[START]
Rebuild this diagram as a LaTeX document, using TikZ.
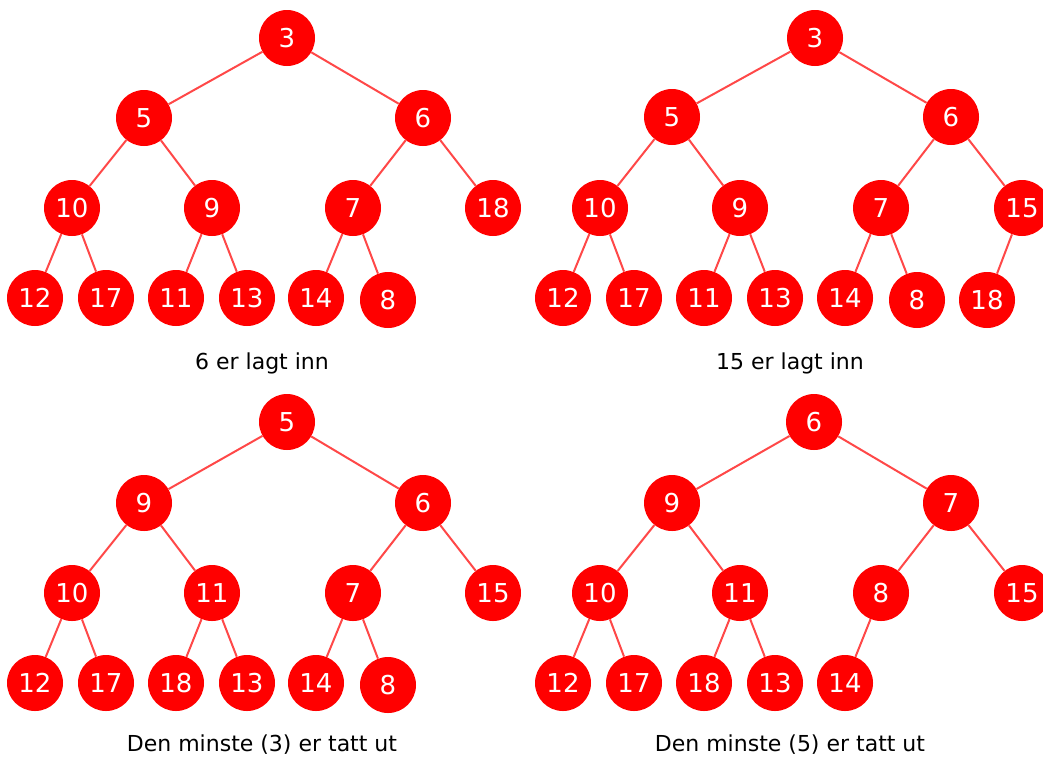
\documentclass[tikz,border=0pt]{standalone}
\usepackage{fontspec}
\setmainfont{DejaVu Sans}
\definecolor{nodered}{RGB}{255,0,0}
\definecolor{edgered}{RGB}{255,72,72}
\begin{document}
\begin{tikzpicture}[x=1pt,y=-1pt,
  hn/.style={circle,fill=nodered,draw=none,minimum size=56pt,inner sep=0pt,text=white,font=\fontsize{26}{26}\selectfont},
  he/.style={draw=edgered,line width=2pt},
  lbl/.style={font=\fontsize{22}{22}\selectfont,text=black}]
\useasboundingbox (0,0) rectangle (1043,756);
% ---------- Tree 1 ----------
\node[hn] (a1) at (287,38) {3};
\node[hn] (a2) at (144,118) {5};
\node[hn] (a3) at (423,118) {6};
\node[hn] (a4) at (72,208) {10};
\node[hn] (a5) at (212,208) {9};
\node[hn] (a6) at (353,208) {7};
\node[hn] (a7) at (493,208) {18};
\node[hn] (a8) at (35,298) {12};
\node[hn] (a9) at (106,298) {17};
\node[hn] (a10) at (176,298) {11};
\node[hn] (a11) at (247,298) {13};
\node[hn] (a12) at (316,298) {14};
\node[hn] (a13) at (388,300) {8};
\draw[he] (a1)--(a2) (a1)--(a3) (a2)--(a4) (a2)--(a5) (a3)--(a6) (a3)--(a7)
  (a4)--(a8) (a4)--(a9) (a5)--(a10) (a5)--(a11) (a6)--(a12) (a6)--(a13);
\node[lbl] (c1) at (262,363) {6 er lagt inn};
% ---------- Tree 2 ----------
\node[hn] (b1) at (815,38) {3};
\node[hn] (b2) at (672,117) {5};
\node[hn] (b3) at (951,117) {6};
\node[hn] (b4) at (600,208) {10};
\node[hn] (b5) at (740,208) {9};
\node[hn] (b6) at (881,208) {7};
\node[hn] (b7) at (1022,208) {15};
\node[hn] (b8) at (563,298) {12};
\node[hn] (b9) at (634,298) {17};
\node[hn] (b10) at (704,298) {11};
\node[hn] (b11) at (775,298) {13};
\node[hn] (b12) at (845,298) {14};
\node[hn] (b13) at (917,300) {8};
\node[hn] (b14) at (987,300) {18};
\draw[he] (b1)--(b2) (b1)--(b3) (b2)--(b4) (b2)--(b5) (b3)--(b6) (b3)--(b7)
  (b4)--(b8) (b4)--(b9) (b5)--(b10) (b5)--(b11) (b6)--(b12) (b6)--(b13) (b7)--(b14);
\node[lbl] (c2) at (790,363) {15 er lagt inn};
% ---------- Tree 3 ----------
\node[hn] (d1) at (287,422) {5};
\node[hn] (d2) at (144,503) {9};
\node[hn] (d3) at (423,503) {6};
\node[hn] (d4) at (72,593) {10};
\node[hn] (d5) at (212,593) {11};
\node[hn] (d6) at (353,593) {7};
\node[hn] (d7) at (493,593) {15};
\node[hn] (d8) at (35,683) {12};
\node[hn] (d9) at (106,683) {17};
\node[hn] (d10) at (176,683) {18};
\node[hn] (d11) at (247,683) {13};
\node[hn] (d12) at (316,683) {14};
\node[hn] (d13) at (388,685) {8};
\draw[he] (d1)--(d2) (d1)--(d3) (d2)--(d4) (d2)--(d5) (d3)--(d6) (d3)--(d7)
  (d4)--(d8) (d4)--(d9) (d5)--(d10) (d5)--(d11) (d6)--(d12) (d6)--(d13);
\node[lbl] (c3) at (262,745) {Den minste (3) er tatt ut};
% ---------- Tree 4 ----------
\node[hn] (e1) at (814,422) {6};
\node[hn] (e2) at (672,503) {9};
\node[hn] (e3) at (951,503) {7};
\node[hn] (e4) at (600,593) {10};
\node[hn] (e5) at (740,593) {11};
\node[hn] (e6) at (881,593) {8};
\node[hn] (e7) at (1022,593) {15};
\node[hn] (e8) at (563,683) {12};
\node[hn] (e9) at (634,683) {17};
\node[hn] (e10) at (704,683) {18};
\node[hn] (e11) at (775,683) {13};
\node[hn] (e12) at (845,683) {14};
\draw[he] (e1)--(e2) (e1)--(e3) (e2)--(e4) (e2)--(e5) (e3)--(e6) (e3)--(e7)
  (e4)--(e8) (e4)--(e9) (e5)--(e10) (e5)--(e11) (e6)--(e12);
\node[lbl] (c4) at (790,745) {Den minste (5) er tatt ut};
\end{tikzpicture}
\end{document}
[END]
- GIVEN EXERCISE: Transcribe the material as is, with images omitted.

- TASK OUTPUT:
Rebuild this diagram as a LaTeX document, using TikZ.
\documentclass[tikz,border=0pt]{standalone}
\usepackage{fontspec}
\setmainfont{DejaVu Sans}
\definecolor{nodered}{RGB}{255,0,0}
\definecolor{edgered}{RGB}{255,72,72}
\begin{document}
\begin{tikzpicture}[x=1pt,y=-1pt,
  hn/.style={circle,fill=nodered,draw=none,minimum size=56pt,inner sep=0pt,text=white,font=\fontsize{26}{26}\selectfont},
  he/.style={draw=edgered,line width=2pt},
  lbl/.style={font=\fontsize{22}{22}\selectfont,text=black}]
\useasboundingbox (0,0) rectangle (1043,756);
% ---------- Tree 1 ----------
\node[hn] (a1) at (287,38) {3};
\node[hn] (a2) at (144,118) {5};
\node[hn] (a3) at (423,118) {6};
\node[hn] (a4) at (72,208) {10};
\node[hn] (a5) at (212,208) {9};
\node[hn] (a6) at (353,208) {7};
\node[hn] (a7) at (493,208) {18};
\node[hn] (a8) at (35,298) {12};
\node[hn] (a9) at (106,298) {17};
\node[hn] (a10) at (176,298) {11};
\node[hn] (a11) at (247,298) {13};
\node[hn] (a12) at (316,298) {14};
\node[hn] (a13) at (388,300) {8};
\draw[he] (a1)--(a2) (a1)--(a3) (a2)--(a4) (a2)--(a5) (a3)--(a6) (a3)--(a7)
  (a4)--(a8) (a4)--(a9) (a5)--(a10) (a5)--(a11) (a6)--(a12) (a6)--(a13);
\node[lbl] (c1) at (262,363) {6 er lagt inn};
% ---------- Tree 2 ----------
\node[hn] (b1) at (815,38) {3};
\node[hn] (b2) at (672,117) {5};
\node[hn] (b3) at (951,117) {6};
\node[hn] (b4) at (600,208) {10};
\node[hn] (b5) at (740,208) {9};
\node[hn] (b6) at (881,208) {7};
\node[hn] (b7) at (1022,208) {15};
\node[hn] (b8) at (563,298) {12};
\node[hn] (b9) at (634,298) {17};
\node[hn] (b10) at (704,298) {11};
\node[hn] (b11) at (775,298) {13};
\node[hn] (b12) at (845,298) {14};
\node[hn] (b13) at (917,300) {8};
\node[hn] (b14) at (987,300) {18};
\draw[he] (b1)--(b2) (b1)--(b3) (b2)--(b4) (b2)--(b5) (b3)--(b6) (b3)--(b7)
  (b4)--(b8) (b4)--(b9) (b5)--(b10) (b5)--(b11) (b6)--(b12) (b6)--(b13) (b7)--(b14);
\node[lbl] (c2) at (790,363) {15 er lagt inn};
% ---------- Tree 3 ----------
\node[hn] (d1) at (287,422) {5};
\node[hn] (d2) at (144,503) {9};
\node[hn] (d3) at (423,503) {6};
\node[hn] (d4) at (72,593) {10};
\node[hn] (d5) at (212,593) {11};
\node[hn] (d6) at (353,593) {7};
\node[hn] (d7) at (493,593) {15};
\node[hn] (d8) at (35,683) {12};
\node[hn] (d9) at (106,683) {17};
\node[hn] (d10) at (176,683) {18};
\node[hn] (d11) at (247,683) {13};
\node[hn] (d12) at (316,683) {14};
\node[hn] (d13) at (388,685) {8};
\draw[he] (d1)--(d2) (d1)--(d3) (d2)--(d4) (d2)--(d5) (d3)--(d6) (d3)--(d7)
  (d4)--(d8) (d4)--(d9) (d5)--(d10) (d5)--(d11) (d6)--(d12) (d6)--(d13);
\node[lbl] (c3) at (262,745) {Den minste (3) er tatt ut};
% ---------- Tree 4 ----------
\node[hn] (e1) at (814,422) {6};
\node[hn] (e2) at (672,503) {9};
\node[hn] (e3) at (951,503) {7};
\node[hn] (e4) at (600,593) {10};
\node[hn] (e5) at (740,593) {11};
\node[hn] (e6) at (881,593) {8};
\node[hn] (e7) at (1022,593) {15};
\node[hn] (e8) at (563,683) {12};
\node[hn] (e9) at (634,683) {17};
\node[hn] (e10) at (704,683) {18};
\node[hn] (e11) at (775,683) {13};
\node[hn] (e12) at (845,683) {14};
\draw[he] (e1)--(e2) (e1)--(e3) (e2)--(e4) (e2)--(e5) (e3)--(e6) (e3)--(e7)
  (e4)--(e8) (e4)--(e9) (e5)--(e10) (e5)--(e11) (e6)--(e12);
\node[lbl] (c4) at (790,745) {Den minste (5) er tatt ut};
\end{tikzpicture}
\end{document}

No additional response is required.